Is there an absolute right or wrong?
If not, why is the idea of right and wrong ingrained so deeply into our society?
Ask A-theist is a column by Aaron Scheinberg G, an atheist, and Stephanie Lam G, a Christian, which uses contrasting worldviews to explore questions and misconceptions about philosophy and religion. This week, Stephanie chose the question. Send us the burning questions you have always wanted answered by an atheist or Christian (or both), and we’ll tackle them!
Q: Is there such a thing as absolute right and wrong? If so, where does it come from? If not, why is the idea of right and wrong engrained so deeply into our society, and in fact, almost every culture in the world?
Aaron’s answer:
All societies — even non-human ones — develop a code of behavior because any culture that didn’t condemn certain actions would quickly disintegrate. However, because we must make decisions every day about ambiguous situations, we often wish for reassurance and clarity beyond what our fellow humans can provide. The concept of absolute morality may placate our yearning for the external endorsement of our choices, but that doesn’t make it real.
In practice, we choose actions based on whether we believe they will help or hinder the realization of some larger goal. Secular morality is actually pretty straightforward: when choosing between two actions, we need only evaluate which choice better serves the goal of increasing human well-being and dignity.
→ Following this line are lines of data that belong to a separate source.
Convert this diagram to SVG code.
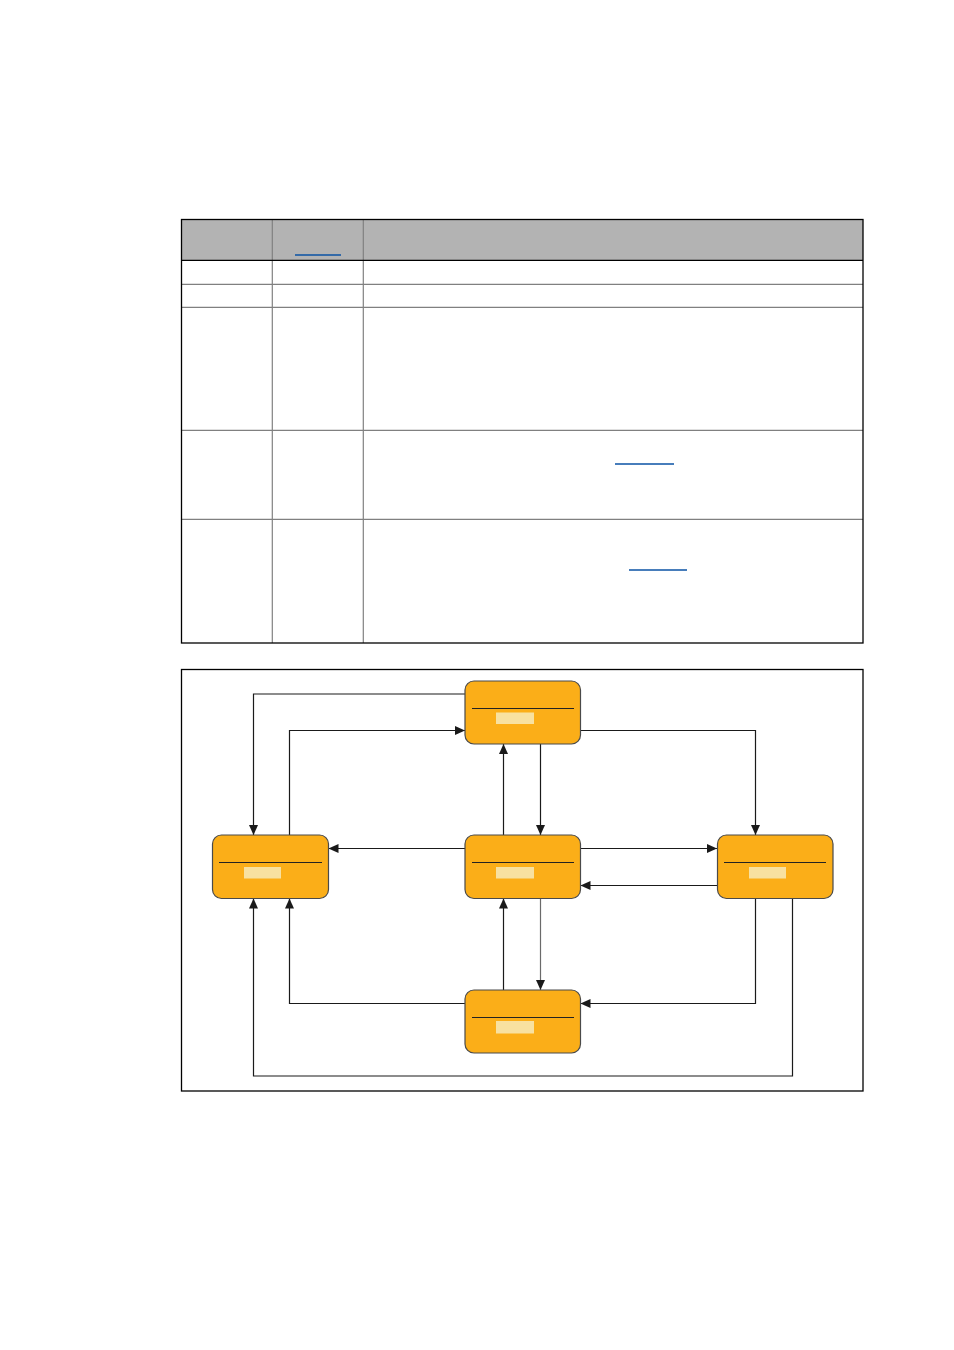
<svg xmlns="http://www.w3.org/2000/svg" width="954" height="1350" viewBox="0 0 954 1350">
<style>
.grid{stroke:#808080;stroke-width:1.2;fill:none}
.border{stroke:#000;stroke-width:1.3;fill:none}
.link{stroke:#0a52a5;stroke-width:1.3}
.node{fill:#fbae18;stroke:#4a4a4a;stroke-width:1.2}
.sep{stroke:#222;stroke-width:1.2}
.hl{fill:#f8e1a0}
.conn{stroke:#1a1a1a;stroke-width:1.2;fill:none;marker-end:url(#arr)}
</style>
<defs>
<marker id="arr" viewBox="0 0 10 10" refX="10" refY="5" markerWidth="10" markerHeight="10" markerUnits="userSpaceOnUse" orient="auto">
<path d="M0,0.5 L10,5 L0,9.5 Z" fill="#1a1a1a"/>
</marker>
</defs>
<rect width="954" height="1350" fill="#fff"/>
<g id="table">
<rect x="181.5" y="219.5" width="681.5" height="40.5" fill="#b3b3b3"/>
<line class="grid" x1="181.5" y1="284.3" x2="863" y2="284.3"/>
<line class="grid" x1="181.5" y1="307.3" x2="863" y2="307.3"/>
<line class="grid" x1="181.5" y1="430.3" x2="863" y2="430.3"/>
<line class="grid" x1="181.5" y1="519.3" x2="863" y2="519.3"/>
<line class="grid" x1="272.3" y1="219.5" x2="272.3" y2="643"/>
<line class="grid" x1="363.3" y1="219.5" x2="363.3" y2="643"/>
<line class="border" x1="181.5" y1="260.3" x2="863" y2="260.3"/>
<rect class="border" x="181.5" y="219.5" width="681.5" height="423.5"/>
<line class="link" x1="295" y1="255" x2="341" y2="255"/>
<line class="link" x1="615" y1="464" x2="674" y2="464"/>
<line class="link" x1="629" y1="570" x2="687" y2="570"/>
</g>
<rect id="frame" class="border" x="181.5" y="669.5" width="681.5" height="421.5"/>
<g id="connectors">
<path class="conn" d="M465,694 H253.5 V835"/>
<path class="conn" d="M289.5,835 V730.5 H465"/>
<path class="conn" d="M580.5,730.5 H755.5 V835"/>
<path class="conn" d="M503.5,835 V744"/>
<path class="conn" d="M540.5,744 V835"/>
<path class="conn" d="M465,848.5 H328.5"/>
<path class="conn" d="M580.5,848.5 H717"/>
<path class="conn" d="M717,885.5 H580.5"/>
<path class="conn" d="M503.5,990 V898.5"/>
<path class="conn" d="M540.5,898.5 V990" style="stroke:#6a6a6a"/>
<path class="conn" d="M465,1003.5 H289.5 V898.5"/>
<path class="conn" d="M755.5,898.5 V1003.5 H580.5"/>
<path class="conn" d="M792.5,898.5 V1076 H253.5 V898.5"/>
</g>
<g id="node-top">
<rect class="node" x="465" y="681" width="115.5" height="63" rx="9"/>
<line class="sep" x1="472" y1="708.5" x2="574" y2="708.5"/>
<rect class="hl" x="496" y="712.5" width="38" height="11.5"/>
</g>
<g id="node-left">
<rect class="node" x="212.5" y="835" width="116" height="63.5" rx="9"/>
<line class="sep" x1="219" y1="862.5" x2="322" y2="862.5"/>
<rect class="hl" x="244" y="867" width="37" height="11.5"/>
</g>
<g id="node-center">
<rect class="node" x="465" y="835" width="115.5" height="63.5" rx="9"/>
<line class="sep" x1="472" y1="862.5" x2="574" y2="862.5"/>
<rect class="hl" x="496" y="867" width="38" height="11.5"/>
</g>
<g id="node-right">
<rect class="node" x="717.5" y="835" width="115.5" height="63.5" rx="9"/>
<line class="sep" x1="724" y1="862.5" x2="826" y2="862.5"/>
<rect class="hl" x="749" y="867" width="37" height="11.5"/>
</g>
<g id="node-bottom">
<rect class="node" x="465" y="990" width="115.5" height="63" rx="9"/>
<line class="sep" x1="472" y1="1017.5" x2="574" y2="1017.5"/>
<rect class="hl" x="496" y="1021" width="38" height="12.5"/>
</g>
</svg>
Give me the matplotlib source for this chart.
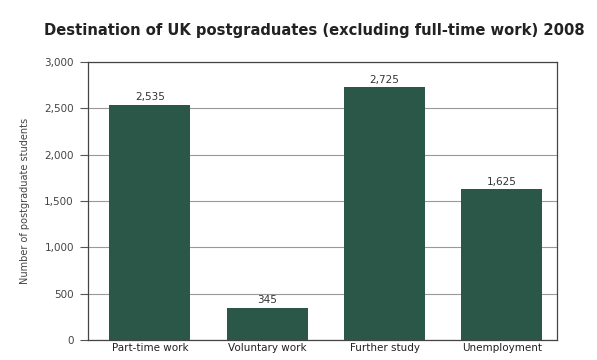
import matplotlib.pyplot as plt
import numpy as np

categories = ["Part-time work", "Voluntary work", "Further study", "Unemployment"]
values = [2535, 345, 2725, 1625]
value_labels = ["2,535", "345", "2,725", "1,625"]
yticks = [0, 500, 1000, 1500, 2000, 2500, 3000]
ytick_labels = ["0", "500", "1,000", "1,500", "2,000", "2,500", "3,000"]

fig = plt.figure(figsize=(5.97, 3.6), dpi=100)
ax = fig.add_axes([0.147, 0.056, 0.786, 0.772])

x = np.arange(len(categories))
ax.bar(x + 0.03, values, width=0.69, color="#2b5749", zorder=3)
for xi, v, lab in zip(x, values, value_labels):
    ax.text(xi + 0.03, v + 30, lab, ha="center", va="bottom", fontsize=7.5, color="#333333")

ax.set_xlim(-0.5, 3.5)
ax.set_ylim(0, 3000)
ax.set_yticks(yticks)
ax.set_yticklabels(ytick_labels, fontsize=7.5, color="#444444")
ax.set_xticks(x + 0.03)
ax.set_xticklabels(categories, fontsize=7.5, color="#222222")
ax.tick_params(axis="x", length=0, pad=2)
ax.tick_params(axis="y", length=6, width=0.8, color="#555555", pad=4)
ax.yaxis.grid(True, color="#999999", linewidth=0.8, zorder=0)
for s in ax.spines.values():
    s.set_color("#444444")
    s.set_linewidth(0.9)

ax.set_ylabel("Number of postgraduate students", fontsize=7, color="#444444", labelpad=10)
fig.text(0.526, 0.915, "Destination of UK postgraduates (excluding full-time work) 2008",
         ha="center", va="center", fontsize=10.6, fontweight="bold", color="#222222")

fig.savefig("out.png", dpi=100)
Evidence-based reasoning enables that evaluation. Like science, the experience-based approach is imperfect but perpetually self-correcting. Because it cannot change and its authors didn’t share the same goal, the Bible has proven an unsuitable guide. For example, it doesn’t condemn all rape or slavery, except through creative interpretation clearly not intended by the authors and undertaken to conform to modern moral standards.
Why choose increasing humanity’s well-being as the goal to begin with? We choose it because we possess empathy. It’s part of my personality and yours too, shaped by nature and nurture alike. I have no desire to hurt others, and instead envision a world where suffering is minimal. In my experience, those who embrace love and eschew hate lead more contented lives.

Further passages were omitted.